Records with drawing code:
** Begin **

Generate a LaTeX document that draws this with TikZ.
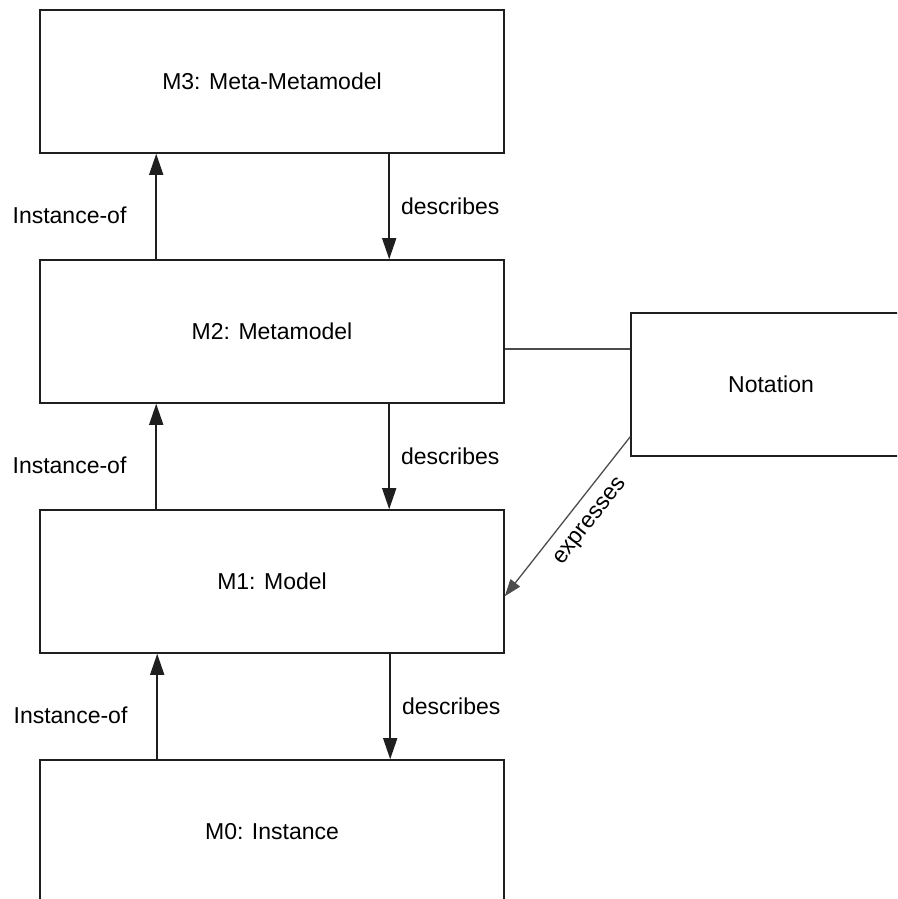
\documentclass[tikz,border=0pt]{standalone}
\usepackage{fontspec}
\setmainfont{Liberation Sans}
\usetikzlibrary{arrows.meta,calc}
\begin{document}
\begin{tikzpicture}[x=1pt,y=-1pt,
  level/.style={draw=black!88,line width=1.6pt,rectangle,inner sep=0pt,
    minimum width=464pt,minimum height=143pt,font=\fontsize{23}{28}\selectfont},
  notebox/.style={draw=black!88,line width=1.6pt,rectangle,inner sep=0pt,
    minimum width=280pt,minimum height=143pt,font=\fontsize{23}{28}\selectfont},
  arr/.style={draw=black!88,line width=1.6pt,-{Triangle[length=21pt,width=14pt]}},
  link/.style={draw=black!70,line width=1.3pt},
  thinarr/.style={draw=black!70,line width=1.3pt,-{Triangle[length=17pt,width=12pt]}},
  lbl/.style={font=\fontsize{23}{28}\selectfont,inner sep=3pt}]
\useasboundingbox (0,0) rectangle (897,899);
\clip (0,0) rectangle (897,899);

% metamodelling levels
\node[level] (m3) at (272,81.5) {M3: Meta-Metamodel};
\node[level] (m2) at (272,331.5) {M2: Metamodel};
\node[level] (m1) at (272,581.5) {M1: Model};
\node[level] (m0) at (272,831.5) {M0: Instance};
\node[notebox] (nota) at (771,384.5) {Notation};

% instance-of (upwards) and describes (downwards)
\draw[arr] ($(m2.north west)+(117,0)$) -- node[lbl,pos=0.42,anchor=east,xshift=-26pt] {Instance-of} ($(m3.south west)+(117,0)$);
\draw[arr] ($(m3.south west)+(350,0)$) -- node[lbl,pos=0.5,anchor=west,xshift=8pt] {describes} ($(m2.north west)+(350,0)$);
\draw[arr] ($(m1.north west)+(117,0)$) -- node[lbl,pos=0.42,anchor=east,xshift=-26pt] {Instance-of} ($(m2.south west)+(117,0)$);
\draw[arr] ($(m2.south west)+(350,0)$) -- node[lbl,pos=0.5,anchor=west,xshift=8pt] {describes} ($(m1.north west)+(350,0)$);
\draw[arr] ($(m0.north west)+(118,0)$) -- node[lbl,pos=0.42,anchor=east,xshift=-26pt] {Instance-of} ($(m1.south west)+(118,0)$);
\draw[arr] ($(m1.south west)+(351,0)$) -- node[lbl,pos=0.5,anchor=west,xshift=8pt] {describes} ($(m0.north west)+(351,0)$);

% notation links
\draw[link] ($(m2.east)+(0,17.5)$) coordinate (mlink) -- (mlink -| nota.west);
\draw[thinarr] ($(nota.south west)+(0,-20)$) -- node[lbl,pos=0.45,rotate=52.2,yshift=-22pt] {expresses} ($(m1.north east)+(0,87)$);
\end{tikzpicture}
\end{document}
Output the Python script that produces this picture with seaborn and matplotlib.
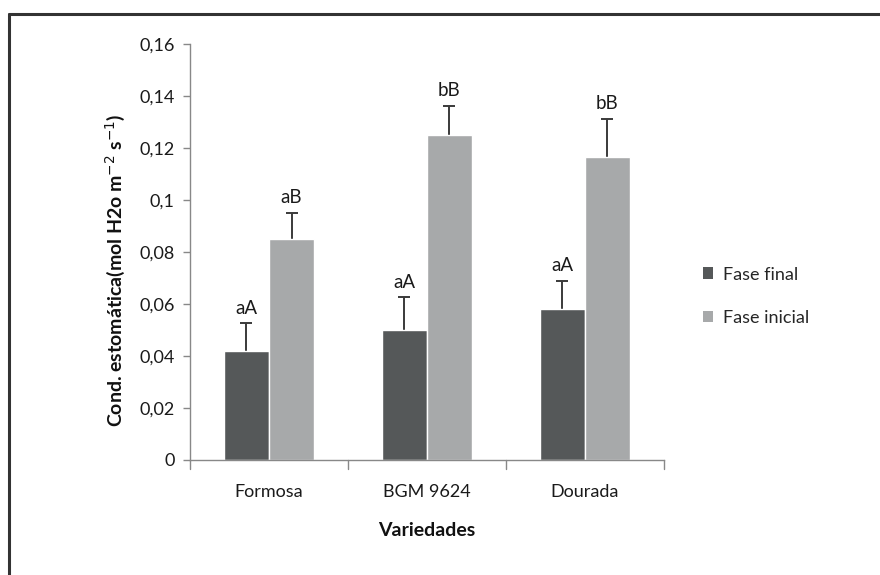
import matplotlib
matplotlib.use("Agg")
import matplotlib.pyplot as plt
import seaborn as sns
import pandas as pd
from matplotlib.lines import Line2D
from matplotlib.patches import Patch

# Stomatal conductance by variety and phase
variedades = ["Formosa", "BGM 9624", "Dourada"]
fases = ["Fase final", "Fase inicial"]
fase_final = [0.042, 0.050, 0.058]
fase_inicial = [0.085, 0.125, 0.1165]
erro_final = [0.0105, 0.0125, 0.011]
erro_inicial = [0.010, 0.0113, 0.0147]
letras_final = ["aA", "aA", "aA"]
letras_inicial = ["aB", "bB", "bB"]
y_ticks = [0, 0.02, 0.04, 0.06, 0.08, 0.10, 0.12, 0.14, 0.16]
y_ticklabels = ["0", "0,02", "0,04", "0,06", "0,08", "0,1", "0,12", "0,14", "0,16"]

cores = ["#555859", "#a7a9aa"]

df = pd.DataFrame({
    "Variedade": variedades * 2,
    "Fase": [fases[0]] * 3 + [fases[1]] * 3,
    "Valor": fase_final + fase_inicial,
})

sns.set_theme(style="white")
plt.rcParams["font.family"] = ["Lato", "DejaVu Sans"]

fig = plt.figure(figsize=(8.8, 5.75), dpi=100)
ax = fig.add_axes([0.2159, 0.2, 0.5386, 0.7235])

sns.barplot(data=df, x="Variedade", y="Valor", hue="Fase", order=variedades,
            hue_order=fases, palette=cores, width=0.57, gap=0, errorbar=None,
            saturation=1, ax=ax, legend=False)
for p in ax.patches:
    p.set_zorder(2)

erros = [erro_final, erro_inicial]
letras = [letras_final, letras_inicial]
valores = [fase_final, fase_inicial]
for cont, err, lab, vals in zip(ax.containers, erros, letras, valores):
    xs = [p.get_x() + p.get_width() / 2 for p in cont.patches]
    # symmetric bars drawn beneath the bars, so only the upper whisker shows
    ax.errorbar(xs, vals, yerr=err, fmt="none", ecolor="#3a3a3a",
                elinewidth=1.4, capsize=4, capthick=1.4, zorder=1)
    for x, v, e, t in zip(xs, vals, err, lab):
        ax.annotate(t, (x, v + e), xytext=(0, 5), textcoords="offset points",
                    ha="center", va="bottom", fontsize=13.5, color="#1a1a1a")

ax.set_xlim(-0.5, 2.5)
ax.set_ylim(0, 0.16)
ax.set_yticks(y_ticks)
ax.set_yticklabels(y_ticklabels, fontsize=13, color="#1a1a1a")
ax.set_xticks([0, 1, 2])
ax.set_xticklabels(variedades, fontsize=13, color="#1a1a1a")
ax.tick_params(axis="x", length=0, pad=17)
ax.tick_params(axis="y", length=5, width=1, color="#888888", left=True, pad=6)

# category boundary ticks on the x axis
for xb in [-0.5, 0.5, 1.5, 2.5]:
    ax.plot([xb, xb], [0, -0.0035], color="#888888", lw=1, clip_on=False)

for s in ["top", "right"]:
    ax.spines[s].set_visible(False)
for s in ["left", "bottom"]:
    ax.spines[s].set_color("#888888")
    ax.spines[s].set_linewidth(1)

ax.set_xlabel("Variedades", fontsize=14, fontweight="bold", color="#111111", labelpad=16)
ax.set_ylabel("Cond. estomática(mol H2o m$^{-2}$ s$^{-1}$)", fontsize=14,
              fontweight="bold", color="#111111", va="center")
ax.yaxis.set_label_coords(-0.158, 0.455)

handles = [Patch(facecolor=c, edgecolor="none") for c in cores]
fig.legend(handles, fases, loc="center left", bbox_to_anchor=(0.78, 0.485),
           frameon=False, fontsize=13, handlelength=0.6, handleheight=0.6,
           handletextpad=0.5, labelspacing=1.5)

# outer frame (left and top edges)
fig.add_artist(Line2D([9 / 880, 9 / 880], [0, 1 - 14 / 575], color="#333333", lw=2.2))
fig.add_artist(Line2D([9 / 880, 1], [1 - 14 / 575, 1 - 14 / 575], color="#333333", lw=2.2))

fig.savefig("out.png", dpi=100, facecolor="white")
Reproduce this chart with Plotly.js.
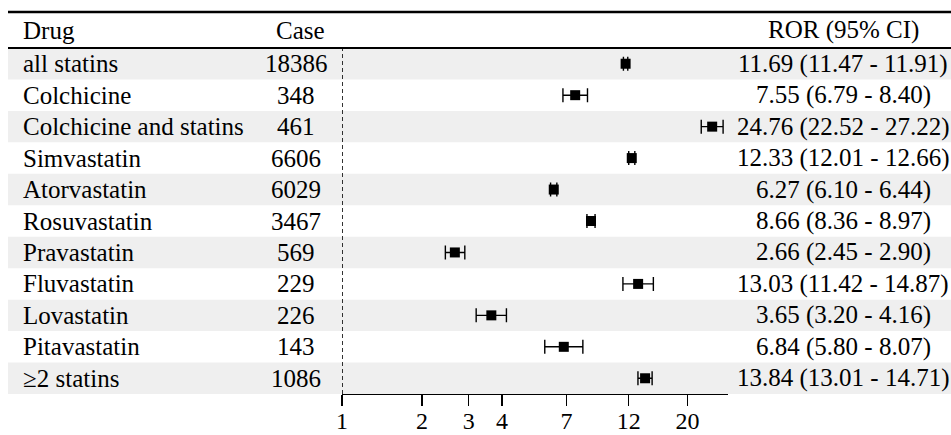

** End **

* WHAT TO WORK ON
All the records above need to be given again word for word. Skip the pictures.

* SOLUTION TO THE PROBLEM
Generate a LaTeX document that draws this with TikZ.
\documentclass[tikz,border=0pt]{standalone}
\usepackage{fontspec}
\setmainfont{Liberation Sans}
\usetikzlibrary{arrows.meta,calc}
\begin{document}
\begin{tikzpicture}[x=1pt,y=-1pt,
  level/.style={draw=black!88,line width=1.6pt,rectangle,inner sep=0pt,
    minimum width=464pt,minimum height=143pt,font=\fontsize{23}{28}\selectfont},
  notebox/.style={draw=black!88,line width=1.6pt,rectangle,inner sep=0pt,
    minimum width=280pt,minimum height=143pt,font=\fontsize{23}{28}\selectfont},
  arr/.style={draw=black!88,line width=1.6pt,-{Triangle[length=21pt,width=14pt]}},
  link/.style={draw=black!70,line width=1.3pt},
  thinarr/.style={draw=black!70,line width=1.3pt,-{Triangle[length=17pt,width=12pt]}},
  lbl/.style={font=\fontsize{23}{28}\selectfont,inner sep=3pt}]
\useasboundingbox (0,0) rectangle (897,899);
\clip (0,0) rectangle (897,899);

% metamodelling levels
\node[level] (m3) at (272,81.5) {M3: Meta-Metamodel};
\node[level] (m2) at (272,331.5) {M2: Metamodel};
\node[level] (m1) at (272,581.5) {M1: Model};
\node[level] (m0) at (272,831.5) {M0: Instance};
\node[notebox] (nota) at (771,384.5) {Notation};

% instance-of (upwards) and describes (downwards)
\draw[arr] ($(m2.north west)+(117,0)$) -- node[lbl,pos=0.42,anchor=east,xshift=-26pt] {Instance-of} ($(m3.south west)+(117,0)$);
\draw[arr] ($(m3.south west)+(350,0)$) -- node[lbl,pos=0.5,anchor=west,xshift=8pt] {describes} ($(m2.north west)+(350,0)$);
\draw[arr] ($(m1.north west)+(117,0)$) -- node[lbl,pos=0.42,anchor=east,xshift=-26pt] {Instance-of} ($(m2.south west)+(117,0)$);
\draw[arr] ($(m2.south west)+(350,0)$) -- node[lbl,pos=0.5,anchor=west,xshift=8pt] {describes} ($(m1.north west)+(350,0)$);
\draw[arr] ($(m0.north west)+(118,0)$) -- node[lbl,pos=0.42,anchor=east,xshift=-26pt] {Instance-of} ($(m1.south west)+(118,0)$);
\draw[arr] ($(m1.south west)+(351,0)$) -- node[lbl,pos=0.5,anchor=west,xshift=8pt] {describes} ($(m0.north west)+(351,0)$);

% notation links
\draw[link] ($(m2.east)+(0,17.5)$) coordinate (mlink) -- (mlink -| nota.west);
\draw[thinarr] ($(nota.south west)+(0,-20)$) -- node[lbl,pos=0.45,rotate=52.2,yshift=-22pt] {expresses} ($(m1.north east)+(0,87)$);
\end{tikzpicture}
\end{document}
Output the Python script that produces this picture with seaborn and matplotlib.
import matplotlib
matplotlib.use("Agg")
import matplotlib.pyplot as plt
import seaborn as sns
import pandas as pd
from matplotlib.lines import Line2D
from matplotlib.patches import Patch

# Stomatal conductance by variety and phase
variedades = ["Formosa", "BGM 9624", "Dourada"]
fases = ["Fase final", "Fase inicial"]
fase_final = [0.042, 0.050, 0.058]
fase_inicial = [0.085, 0.125, 0.1165]
erro_final = [0.0105, 0.0125, 0.011]
erro_inicial = [0.010, 0.0113, 0.0147]
letras_final = ["aA", "aA", "aA"]
letras_inicial = ["aB", "bB", "bB"]
y_ticks = [0, 0.02, 0.04, 0.06, 0.08, 0.10, 0.12, 0.14, 0.16]
y_ticklabels = ["0", "0,02", "0,04", "0,06", "0,08", "0,1", "0,12", "0,14", "0,16"]

cores = ["#555859", "#a7a9aa"]

df = pd.DataFrame({
    "Variedade": variedades * 2,
    "Fase": [fases[0]] * 3 + [fases[1]] * 3,
    "Valor": fase_final + fase_inicial,
})

sns.set_theme(style="white")
plt.rcParams["font.family"] = ["Lato", "DejaVu Sans"]

fig = plt.figure(figsize=(8.8, 5.75), dpi=100)
ax = fig.add_axes([0.2159, 0.2, 0.5386, 0.7235])

sns.barplot(data=df, x="Variedade", y="Valor", hue="Fase", order=variedades,
            hue_order=fases, palette=cores, width=0.57, gap=0, errorbar=None,
            saturation=1, ax=ax, legend=False)
for p in ax.patches:
    p.set_zorder(2)

erros = [erro_final, erro_inicial]
letras = [letras_final, letras_inicial]
valores = [fase_final, fase_inicial]
for cont, err, lab, vals in zip(ax.containers, erros, letras, valores):
    xs = [p.get_x() + p.get_width() / 2 for p in cont.patches]
    # symmetric bars drawn beneath the bars, so only the upper whisker shows
    ax.errorbar(xs, vals, yerr=err, fmt="none", ecolor="#3a3a3a",
                elinewidth=1.4, capsize=4, capthick=1.4, zorder=1)
    for x, v, e, t in zip(xs, vals, err, lab):
        ax.annotate(t, (x, v + e), xytext=(0, 5), textcoords="offset points",
                    ha="center", va="bottom", fontsize=13.5, color="#1a1a1a")

ax.set_xlim(-0.5, 2.5)
ax.set_ylim(0, 0.16)
ax.set_yticks(y_ticks)
ax.set_yticklabels(y_ticklabels, fontsize=13, color="#1a1a1a")
ax.set_xticks([0, 1, 2])
ax.set_xticklabels(variedades, fontsize=13, color="#1a1a1a")
ax.tick_params(axis="x", length=0, pad=17)
ax.tick_params(axis="y", length=5, width=1, color="#888888", left=True, pad=6)

# category boundary ticks on the x axis
for xb in [-0.5, 0.5, 1.5, 2.5]:
    ax.plot([xb, xb], [0, -0.0035], color="#888888", lw=1, clip_on=False)

for s in ["top", "right"]:
    ax.spines[s].set_visible(False)
for s in ["left", "bottom"]:
    ax.spines[s].set_color("#888888")
    ax.spines[s].set_linewidth(1)

ax.set_xlabel("Variedades", fontsize=14, fontweight="bold", color="#111111", labelpad=16)
ax.set_ylabel("Cond. estomática(mol H2o m$^{-2}$ s$^{-1}$)", fontsize=14,
              fontweight="bold", color="#111111", va="center")
ax.yaxis.set_label_coords(-0.158, 0.455)

handles = [Patch(facecolor=c, edgecolor="none") for c in cores]
fig.legend(handles, fases, loc="center left", bbox_to_anchor=(0.78, 0.485),
           frameon=False, fontsize=13, handlelength=0.6, handleheight=0.6,
           handletextpad=0.5, labelspacing=1.5)

# outer frame (left and top edges)
fig.add_artist(Line2D([9 / 880, 9 / 880], [0, 1 - 14 / 575], color="#333333", lw=2.2))
fig.add_artist(Line2D([9 / 880, 1], [1 - 14 / 575, 1 - 14 / 575], color="#333333", lw=2.2))

fig.savefig("out.png", dpi=100, facecolor="white")
Reproduce this chart with Plotly.js.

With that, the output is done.